# Available records

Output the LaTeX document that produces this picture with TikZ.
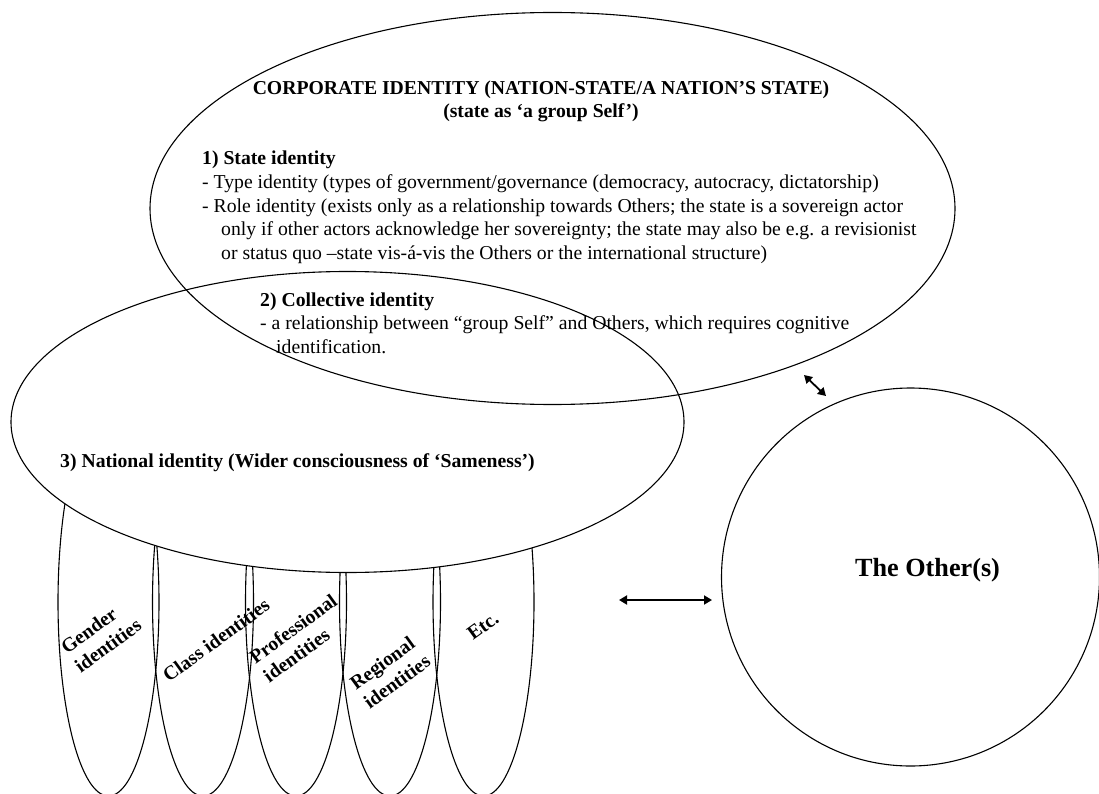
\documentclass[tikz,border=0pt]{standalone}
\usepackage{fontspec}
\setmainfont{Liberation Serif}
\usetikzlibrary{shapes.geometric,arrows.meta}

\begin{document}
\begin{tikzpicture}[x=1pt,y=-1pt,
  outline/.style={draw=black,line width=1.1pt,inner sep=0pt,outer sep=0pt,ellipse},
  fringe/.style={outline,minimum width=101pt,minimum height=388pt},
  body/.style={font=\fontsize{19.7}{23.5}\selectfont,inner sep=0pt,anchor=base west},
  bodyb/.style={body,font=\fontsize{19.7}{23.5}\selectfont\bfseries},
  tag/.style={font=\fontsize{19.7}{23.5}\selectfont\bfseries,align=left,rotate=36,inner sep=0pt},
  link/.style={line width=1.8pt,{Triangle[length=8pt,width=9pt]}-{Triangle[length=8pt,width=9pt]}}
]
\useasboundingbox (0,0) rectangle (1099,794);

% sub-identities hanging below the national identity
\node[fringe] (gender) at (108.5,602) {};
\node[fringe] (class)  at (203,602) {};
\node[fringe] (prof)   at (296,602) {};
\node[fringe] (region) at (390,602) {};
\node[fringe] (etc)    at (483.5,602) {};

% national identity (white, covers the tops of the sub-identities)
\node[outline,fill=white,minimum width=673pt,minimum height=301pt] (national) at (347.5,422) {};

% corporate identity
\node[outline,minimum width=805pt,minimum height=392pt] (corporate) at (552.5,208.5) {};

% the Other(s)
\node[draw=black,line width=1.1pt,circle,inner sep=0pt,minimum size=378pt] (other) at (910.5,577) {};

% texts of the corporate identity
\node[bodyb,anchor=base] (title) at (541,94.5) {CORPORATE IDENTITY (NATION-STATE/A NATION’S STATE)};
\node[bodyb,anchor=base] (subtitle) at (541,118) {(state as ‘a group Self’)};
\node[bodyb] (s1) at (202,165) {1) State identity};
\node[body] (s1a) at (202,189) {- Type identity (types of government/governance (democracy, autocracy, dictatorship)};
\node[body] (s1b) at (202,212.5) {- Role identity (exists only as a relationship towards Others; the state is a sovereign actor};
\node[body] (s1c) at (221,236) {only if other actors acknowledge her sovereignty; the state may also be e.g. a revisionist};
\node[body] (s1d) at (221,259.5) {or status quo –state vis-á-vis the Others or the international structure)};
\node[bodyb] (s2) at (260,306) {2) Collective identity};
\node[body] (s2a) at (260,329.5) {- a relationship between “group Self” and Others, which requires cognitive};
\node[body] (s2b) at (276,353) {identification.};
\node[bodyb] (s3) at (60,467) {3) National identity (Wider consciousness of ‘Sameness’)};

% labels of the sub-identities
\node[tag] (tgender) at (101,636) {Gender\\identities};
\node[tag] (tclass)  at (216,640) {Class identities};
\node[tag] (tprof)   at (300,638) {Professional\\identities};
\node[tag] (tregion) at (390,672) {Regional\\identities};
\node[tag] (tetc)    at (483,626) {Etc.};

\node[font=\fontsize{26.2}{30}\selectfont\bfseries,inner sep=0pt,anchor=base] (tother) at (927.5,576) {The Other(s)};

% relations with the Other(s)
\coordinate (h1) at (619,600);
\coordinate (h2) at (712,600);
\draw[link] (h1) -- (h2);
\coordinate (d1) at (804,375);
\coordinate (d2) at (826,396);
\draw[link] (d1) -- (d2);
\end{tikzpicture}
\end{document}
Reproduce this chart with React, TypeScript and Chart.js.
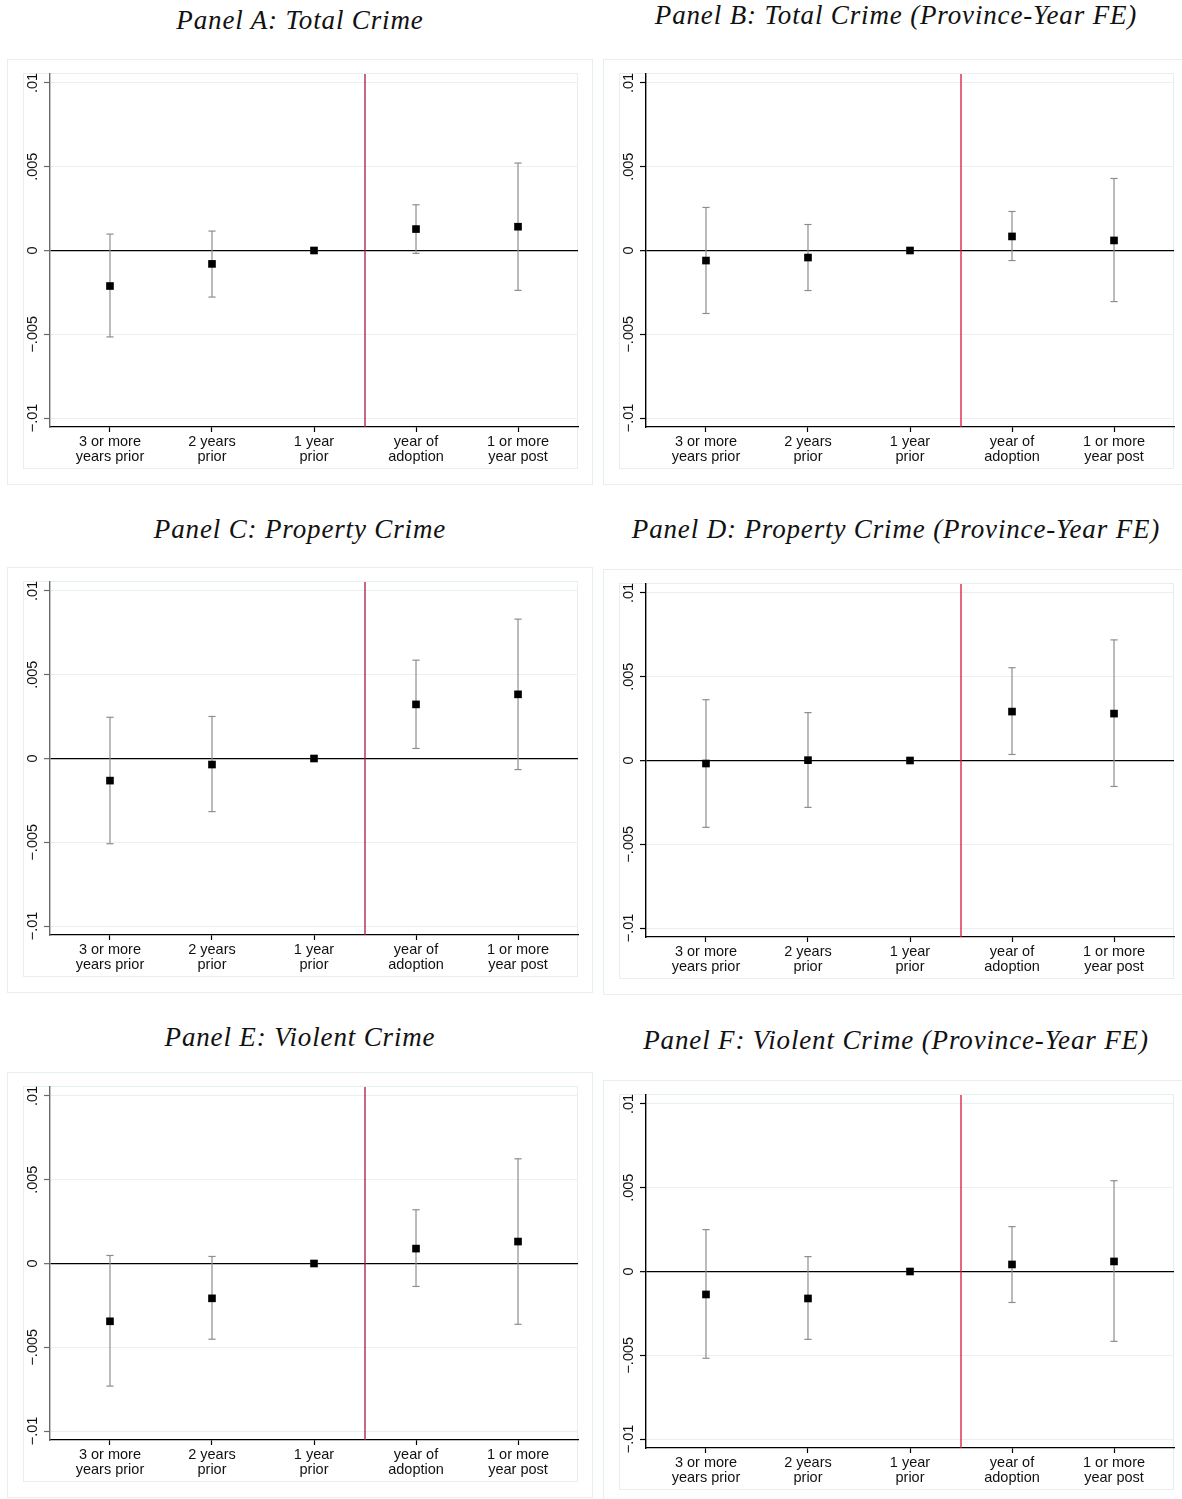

# What you need to do
Among the lines of the material, find those that hold the word "with" and copy them.

# Written reply
Output the LaTeX document that produces this picture with TikZ.
% relations with the Other(s)
Reproduce this chart with React, TypeScript and Chart.js.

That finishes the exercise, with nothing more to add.